Since its founding in 2009, the Italian 5 Star Movement has always supported the introduction of a “universal basic income”. According to Genoese comedian Beppe Grillo’s blog, it will financially support individuals who have lost their job or are struggling to find one. It consists of a monthly income that will be provided to anyone who fulfils certain requirements.
The amount of the minimum income depends on two key elements: the number of family members and whether they already receive an income. The upper limit for an individual is €780 per month (€9360 per annum). If the recipient already has an income, he is entitled to obtain the difference between €780 and the salary which he already receives. Furthermore, if a family is composed of more than one person, the minimum income will depend on the number of family members and the presence of minors.
To be entitled to obtain this income, one must be an Italian or European citizen, be over 18 years old and be unemployed or receiving a salary under the poverty line. In some cases, non-European citizens may also be entitled, if their home countries have signed a reciprocal agreement with Italy that guarantees social rights.
The requirements that need to be fulfilled in order to obtain this income are: being available for work, enrolling at public centres for employment and proving to be actively looking for a job. If necessary, recipients are asked to complete specific training courses. The minimum income will be withdrawn if recipients manage to obtain a salary higher than the poverty line, if they do not fulfil their obligations, refuse three job offers or quit their jobs without a valid reason twice in a single year.

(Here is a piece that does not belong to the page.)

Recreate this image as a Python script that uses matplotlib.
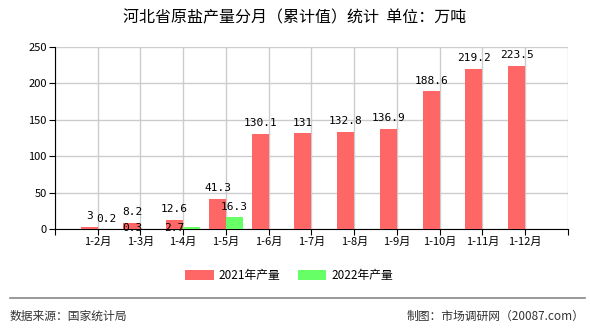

This income will be provided as soon as recipients fulfil their obligations and citizens have the right to claim the income indefinitely. Furthermore, 5 Star Movement MPs claim that this project will require approximately €17bn in the first year, with the amount decreasing in the following years.
Even though the minimum income is one of the 5 Star Movement’s most significant proposals, the intentions behind this ambitious program are not clear. In one of his meetings, Beppe Grillo claimed that everyone should have the right to an income from cradle to grave, irrespective of the desire to work or not. Moreover, according to his blog, the minimum income is not just designed to tackle poverty, but also to increase domestic demand (from approximately 4% to 22%), increase small and medium businesses’ revenues, and as a consequence, increase the employment rate.
So, where do we start? Ignoring the madness of the “right to an income”, the idea that the minimum income will somehow stimulate the Italian economy presents several weaknesses. Firstly, this claim is not supported by any empirical research that shows a positive correlation between the introduction of a minimum income and employment rate. Secondly, the impact of an economic decision depends almost entirely on how it is perceived by the people. If small and medium enterprises in Italy perceive the greater demand for their products and services as temporary, they will be disincentivised from hiring new people, because the greater demand won’t last for long.
Furthermore, the minimum income proposition is based on a completely wrong assumption, which is that it is possible to solve a demand crisis by introducing economic measures to increase supply. In Italy, the unemployment rate is just under 12%, while amongst young people that figure reaches almost 40%. The key point is: are there enough job opportunities on offer to all the recipients of the minimum income? The answer to this question is absolutely not. Therefore, we would have a situation where hundreds of thousands of people would receive an income without a job and no opportunity to find one. This is a mad degeneration of welfarism.
At this point, the supporters of the 5 Star Movement might object that the introduction of such a measure would tackle poverty and guarantee a decent lifestyle to everyone. But the important question is: at what price? The answer to that is going to remain a mystery. Firstly, it is impossible to determine how many individuals will benefit from the minimum income, taking into consideration the significant migration flows over the past few years. Secondly, it is completely unclear how much this measure will cost and how the 5 Star Movement is going to pay for it. The 5 Star Movement has always answered those questions vaguely, coming up with proposals such as the taxation of oil companies, gambling business and financial speculation, completely ignoring the consequences. More realistically, the only viable routes to finance this proposal are either an increase in taxation, which would hit small and medium enterprises hard, or the privatisation of public services.
Even though Italy desperately needs support measures to reduce unemployment and stimulate growth, the 5 Star Movement’s proposal does not tackle the essence of the problem and is not supported by any scientific analysis. The alleged increases in consumption and the employment rate, if not demonstrated by econometric studies, are just pure slogans, which serve no purpose but increasing the political consensus. So, here we are again, facing new political propaganda, which, on paper, is going to solve all Italy’s woes, but, in the end, it will more than likely be the same old gift to millions of voters.